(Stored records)

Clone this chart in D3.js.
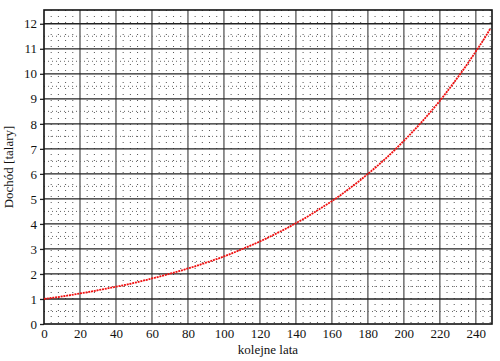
<!DOCTYPE html>
<html>
<head>
<meta charset="utf-8">
<script src="https://cdn.jsdelivr.net/npm/d3@7"></script>
<style>
  body { margin: 0; background: #fff; }
</style>
</head>
<body>
<svg id="chart" width="500" height="361"></svg>
<script>
// values (year -> income)
const years = [0, 5, 10, 15, 20, 25, 30, 35, 40, 45, 50, 55, 60, 65, 70, 75, 80, 85, 90, 95,
  100, 105, 110, 115, 120, 125, 130, 135, 140, 145, 150, 155, 160, 165, 170, 175, 180, 185, 190, 195,
  200, 205, 210, 215, 220, 225, 230, 235, 240, 245, 248];
const income = [1.00, 1.05, 1.10, 1.16, 1.22, 1.28, 1.35, 1.42, 1.49, 1.56, 1.64, 1.73, 1.82, 1.91, 2.01, 2.11, 2.22, 2.33, 2.45, 2.57,
  2.70, 2.84, 2.99, 3.14, 3.30, 3.47, 3.65, 3.83, 4.03, 4.23, 4.45, 4.68, 4.91, 5.16, 5.43, 5.70, 6.00, 6.30, 6.62, 6.96,
  7.32, 7.69, 8.08, 8.49, 8.92, 9.38, 9.86, 10.36, 10.89, 11.44, 11.80];
const xTicks = [0, 20, 40, 60, 80, 100, 120, 140, 160, 180, 200, 220, 240];
const yTicks = [0, 1, 2, 3, 4, 5, 6, 7, 8, 9, 10, 11, 12];
const xLabel = 'kolejne lata';
const yLabel = 'Dochód [talary]';

const font = '"Liberation Serif", "Times New Roman", "DejaVu Serif", serif';
const margin = { top: 10, right: 8, bottom: 37, left: 44 };
const width = 500 - margin.left - margin.right,
  height = 361 - margin.top - margin.bottom;

const svg = d3.select('#chart')
  .append('g')
  .attr('transform', `translate(${margin.left}, ${margin.top})`);

const x = d3.scaleLinear().domain([0, 249]).range([0, width]);
const y = d3.scaleLinear().domain([0, 12.55]).range([height, 0]);

// minor dotted grid
const minorX = d3.range(0, 249, 4).filter(v => v % 20 !== 0);
const minorY = d3.range(0.5, 12.5, 1);
svg.append('g').selectAll('line')
  .data(minorX)
  .enter().append('line')
  .attr('x1', d => x(d)).attr('x2', d => x(d))
  .attr('y1', 0).attr('y2', height)
  .attr('stroke', '#555').attr('stroke-width', 1)
  .attr('stroke-dasharray', '1,5');
svg.append('g').selectAll('line')
  .data(minorY)
  .enter().append('line')
  .attr('x1', 0).attr('x2', width)
  .attr('y1', d => y(d)).attr('y2', d => y(d))
  .attr('stroke', '#666').attr('stroke-width', 1)
  .attr('stroke-dasharray', '1,3');

// major grid
svg.append('g').selectAll('line')
  .data(xTicks.filter(d => d > 0))
  .enter().append('line')
  .attr('x1', d => x(d)).attr('x2', d => x(d))
  .attr('y1', 0).attr('y2', height)
  .attr('stroke', '#777').attr('stroke-width', 1.6);
svg.append('g').selectAll('line')
  .data(yTicks.filter(d => d > 0))
  .enter().append('line')
  .attr('x1', 0).attr('x2', width)
  .attr('y1', d => y(d)).attr('y2', d => y(d))
  .attr('stroke', '#222').attr('stroke-width', 1.3);

// axes
const xAxis = svg.append('g')
  .attr('transform', `translate(0,${height})`)
  .call(d3.axisBottom(x).tickValues(xTicks).tickSize(0).tickPadding(5));
const yAxis = svg.append('g')
  .call(d3.axisLeft(y).tickValues(yTicks).tickSize(4).tickPadding(3));
[xAxis, yAxis].forEach(a => {
  a.attr('font-family', font).attr('font-size', 13);
  a.select('.domain').remove();
  a.selectAll('text').attr('fill', '#111');
  a.selectAll('line').attr('stroke', '#222').attr('stroke-width', 1.3);
});

// frame
svg.append('rect')
  .attr('x', 0).attr('y', 0)
  .attr('width', width).attr('height', height)
  .attr('fill', 'none').attr('stroke', '#111').attr('stroke-width', 1.6);

// curve
const line = d3.line()
  .x((d, i) => x(years[i]))
  .y(d => y(d))
  .curve(d3.curveMonotoneX);
svg.append('path')
  .datum(income)
  .attr('d', line)
  .attr('fill', 'none')
  .attr('stroke', '#f01010')
  .attr('stroke-width', 1.8)
  .attr('stroke-dasharray', '2,0.8');

// labels
svg.append('text')
  .attr('x', width / 2).attr('y', height + 30)
  .attr('font-family', font).attr('font-size', 13).attr('fill', '#111')
  .attr('text-anchor', 'middle')
  .text(xLabel);
svg.append('text')
  .attr('transform', 'rotate(-90)')
  .attr('x', -height / 2).attr('y', -31)
  .attr('font-family', font).attr('font-size', 13).attr('fill', '#111')
  .attr('text-anchor', 'middle')
  .text(yLabel);
</script>
</body>
</html>
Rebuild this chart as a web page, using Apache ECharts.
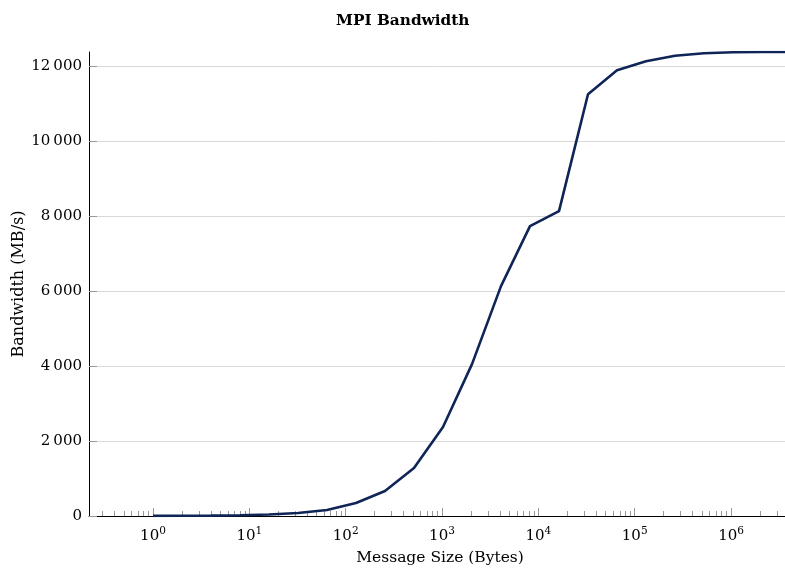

▸ **TASK**
With the pictures omitted, reproduce the records in full and exactly.

▸ **RESPONSE**
Clone this chart in D3.js.
<!DOCTYPE html>
<html>
<head>
<meta charset="utf-8">
<script src="https://cdn.jsdelivr.net/npm/d3@7"></script>
<style>
  body { margin: 0; background: #fff; }
</style>
</head>
<body>
<svg id="chart" width="500" height="361"></svg>
<script>
// values (year -> income)
const years = [0, 5, 10, 15, 20, 25, 30, 35, 40, 45, 50, 55, 60, 65, 70, 75, 80, 85, 90, 95,
  100, 105, 110, 115, 120, 125, 130, 135, 140, 145, 150, 155, 160, 165, 170, 175, 180, 185, 190, 195,
  200, 205, 210, 215, 220, 225, 230, 235, 240, 245, 248];
const income = [1.00, 1.05, 1.10, 1.16, 1.22, 1.28, 1.35, 1.42, 1.49, 1.56, 1.64, 1.73, 1.82, 1.91, 2.01, 2.11, 2.22, 2.33, 2.45, 2.57,
  2.70, 2.84, 2.99, 3.14, 3.30, 3.47, 3.65, 3.83, 4.03, 4.23, 4.45, 4.68, 4.91, 5.16, 5.43, 5.70, 6.00, 6.30, 6.62, 6.96,
  7.32, 7.69, 8.08, 8.49, 8.92, 9.38, 9.86, 10.36, 10.89, 11.44, 11.80];
const xTicks = [0, 20, 40, 60, 80, 100, 120, 140, 160, 180, 200, 220, 240];
const yTicks = [0, 1, 2, 3, 4, 5, 6, 7, 8, 9, 10, 11, 12];
const xLabel = 'kolejne lata';
const yLabel = 'Dochód [talary]';

const font = '"Liberation Serif", "Times New Roman", "DejaVu Serif", serif';
const margin = { top: 10, right: 8, bottom: 37, left: 44 };
const width = 500 - margin.left - margin.right,
  height = 361 - margin.top - margin.bottom;

const svg = d3.select('#chart')
  .append('g')
  .attr('transform', `translate(${margin.left}, ${margin.top})`);

const x = d3.scaleLinear().domain([0, 249]).range([0, width]);
const y = d3.scaleLinear().domain([0, 12.55]).range([height, 0]);

// minor dotted grid
const minorX = d3.range(0, 249, 4).filter(v => v % 20 !== 0);
const minorY = d3.range(0.5, 12.5, 1);
svg.append('g').selectAll('line')
  .data(minorX)
  .enter().append('line')
  .attr('x1', d => x(d)).attr('x2', d => x(d))
  .attr('y1', 0).attr('y2', height)
  .attr('stroke', '#555').attr('stroke-width', 1)
  .attr('stroke-dasharray', '1,5');
svg.append('g').selectAll('line')
  .data(minorY)
  .enter().append('line')
  .attr('x1', 0).attr('x2', width)
  .attr('y1', d => y(d)).attr('y2', d => y(d))
  .attr('stroke', '#666').attr('stroke-width', 1)
  .attr('stroke-dasharray', '1,3');

// major grid
svg.append('g').selectAll('line')
  .data(xTicks.filter(d => d > 0))
  .enter().append('line')
  .attr('x1', d => x(d)).attr('x2', d => x(d))
  .attr('y1', 0).attr('y2', height)
  .attr('stroke', '#777').attr('stroke-width', 1.6);
svg.append('g').selectAll('line')
  .data(yTicks.filter(d => d > 0))
  .enter().append('line')
  .attr('x1', 0).attr('x2', width)
  .attr('y1', d => y(d)).attr('y2', d => y(d))
  .attr('stroke', '#222').attr('stroke-width', 1.3);

// axes
const xAxis = svg.append('g')
  .attr('transform', `translate(0,${height})`)
  .call(d3.axisBottom(x).tickValues(xTicks).tickSize(0).tickPadding(5));
const yAxis = svg.append('g')
  .call(d3.axisLeft(y).tickValues(yTicks).tickSize(4).tickPadding(3));
[xAxis, yAxis].forEach(a => {
  a.attr('font-family', font).attr('font-size', 13);
  a.select('.domain').remove();
  a.selectAll('text').attr('fill', '#111');
  a.selectAll('line').attr('stroke', '#222').attr('stroke-width', 1.3);
});

// frame
svg.append('rect')
  .attr('x', 0).attr('y', 0)
  .attr('width', width).attr('height', height)
  .attr('fill', 'none').attr('stroke', '#111').attr('stroke-width', 1.6);

// curve
const line = d3.line()
  .x((d, i) => x(years[i]))
  .y(d => y(d))
  .curve(d3.curveMonotoneX);
svg.append('path')
  .datum(income)
  .attr('d', line)
  .attr('fill', 'none')
  .attr('stroke', '#f01010')
  .attr('stroke-width', 1.8)
  .attr('stroke-dasharray', '2,0.8');

// labels
svg.append('text')
  .attr('x', width / 2).attr('y', height + 30)
  .attr('font-family', font).attr('font-size', 13).attr('fill', '#111')
  .attr('text-anchor', 'middle')
  .text(xLabel);
svg.append('text')
  .attr('transform', 'rotate(-90)')
  .attr('x', -height / 2).attr('y', -31)
  .attr('font-family', font).attr('font-size', 13).attr('fill', '#111')
  .attr('text-anchor', 'middle')
  .text(yLabel);
</script>
</body>
</html>
Rebuild this chart as a web page, using Apache ECharts.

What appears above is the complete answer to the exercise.